I am in an interracial relationship myself, but since the assignment said to ask someone else, I asked my friend. She’s dating a guy from Japan. They started dating about a year ago. She said at first, she was blown away with how sweet he was. He would shower her with gifts and she wasn’t used to that. He also puts a lot of thought into planning dates. She said it’s so different than dating white guys who just want to “hang out”.

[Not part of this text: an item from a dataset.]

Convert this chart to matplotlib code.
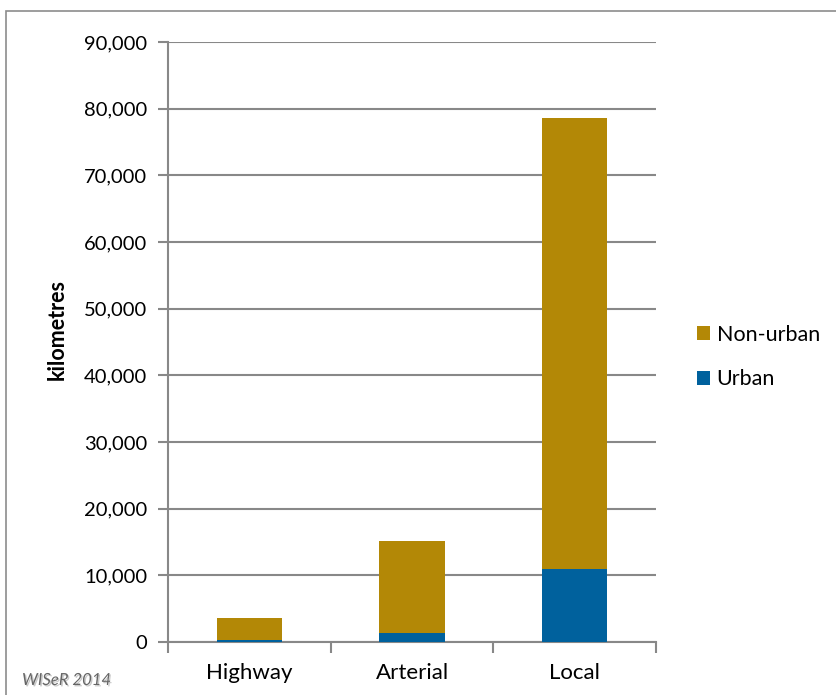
import matplotlib.pyplot as plt
import matplotlib.patheffects as pe
from matplotlib.patches import Rectangle
from matplotlib.ticker import FuncFormatter, MultipleLocator

road_types = ["Highway", "Arterial", "Local"]
urban_km = [300, 1300, 10950]
non_urban_km = [3250, 13850, 67600]

URBAN = "#00619d"
NON_URBAN = "#b38806"
GRID = "#888888"
FONT = ["Lato", "DejaVu Sans"]

W, H = 836, 695
fig = plt.figure(figsize=(W / 100, H / 100), dpi=100)
plt.rcParams["font.family"] = FONT

# chart frame around everything
fig.patches.append(Rectangle((6 / W, -0.05), 1.1, 1 - 11 / H + 0.05,
                             transform=fig.transFigure, fill=False,
                             edgecolor="#8c8c8c", linewidth=1.2))

ax = fig.add_axes([168 / W, 1 - 642 / H, (656 - 168) / W, 600 / H])

x = list(range(len(road_types)))
ax.bar(x, urban_km, width=0.4, color=URBAN, label="Urban", zorder=3)
ax.bar(x, non_urban_km, width=0.4, bottom=urban_km, color=NON_URBAN,
       label="Non-urban", zorder=3)

ax.set_xlim(-0.5, len(road_types) - 0.5)
ax.set_ylim(0, 90000)
ax.yaxis.set_major_locator(MultipleLocator(10000))
ax.yaxis.set_major_formatter(FuncFormatter(lambda v, _: f"{int(v):,}"))
ax.set_xticks(x)
ax.set_xticklabels(road_types)
ax.set_xticks([-0.5, 0.5, 1.5, 2.5], minor=True)
ax.tick_params(axis="x", which="major", length=0, pad=15, labelsize=16)
ax.tick_params(axis="x", which="minor", length=8, width=1.5, color=GRID)
ax.tick_params(axis="y", length=7, width=1.5, color=GRID, pad=8,
               labelsize=14.5)

ax.grid(axis="y", color=GRID, linewidth=1.5, zorder=0)
for side in ("top", "right"):
    ax.spines[side].set_visible(False)
for side in ("left", "bottom"):
    ax.spines[side].set_color(GRID)
    ax.spines[side].set_linewidth(1.5)

ax.set_ylabel("kilometres", fontsize=15.5, fontweight="bold")
ax.yaxis.set_label_coords((68 - 168) / 488, (642 - 329) / 600)

handles, labels = ax.get_legend_handles_labels()
fig.legend(handles[::-1], labels[::-1], loc="center left",
           bbox_to_anchor=(678 / W, 1 - 357 / H), frameon=False,
           fontsize=15.5, handlelength=0.6, handleheight=0.6,
           handletextpad=0.3, labelspacing=1.15)

fig.text(22 / W, 1 - 680 / H, "WISeR 2014", fontsize=12, style="italic",
         color="#666666", va="center",
         path_effects=[pe.withSimplePatchShadow(offset=(1, -1),
                                                shadow_rgbFace="#bbbbbb",
                                                alpha=0.8)])

fig.savefig("out.png", dpi=100)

One of the difficulties she talked about is that he doesn’t want to hold her hand or show her affection in public. He tells her it doesn’t mean he doesn’t love her, it’s just part of their culture. Japanese people think it’s rude to others to be affectionate in public. Maybe they don’t want to see it, or maybe it will make them feel lonely. She also said he doesn’t say “i love you” very often. He tries to tell her that the more you say it, the meaning gets diluted. It’s hard for her to understand. This relates to class because we often talk about how things that may seem normal for us are not normal for others. It’s only once you learn about other cultures that you discover how many different ways there are to see the world.
Learning about co-culture groups was really interesting. Even here in Utah, we are all Utahns. But we have Mormon and non-Mormon groups. We also have ethnic groups within that. And even further, we have groups that are split into interest or hobbies. So someone could be a white Utahn, but they are non-Mormon and they are a gamer. These would be their co-cultures.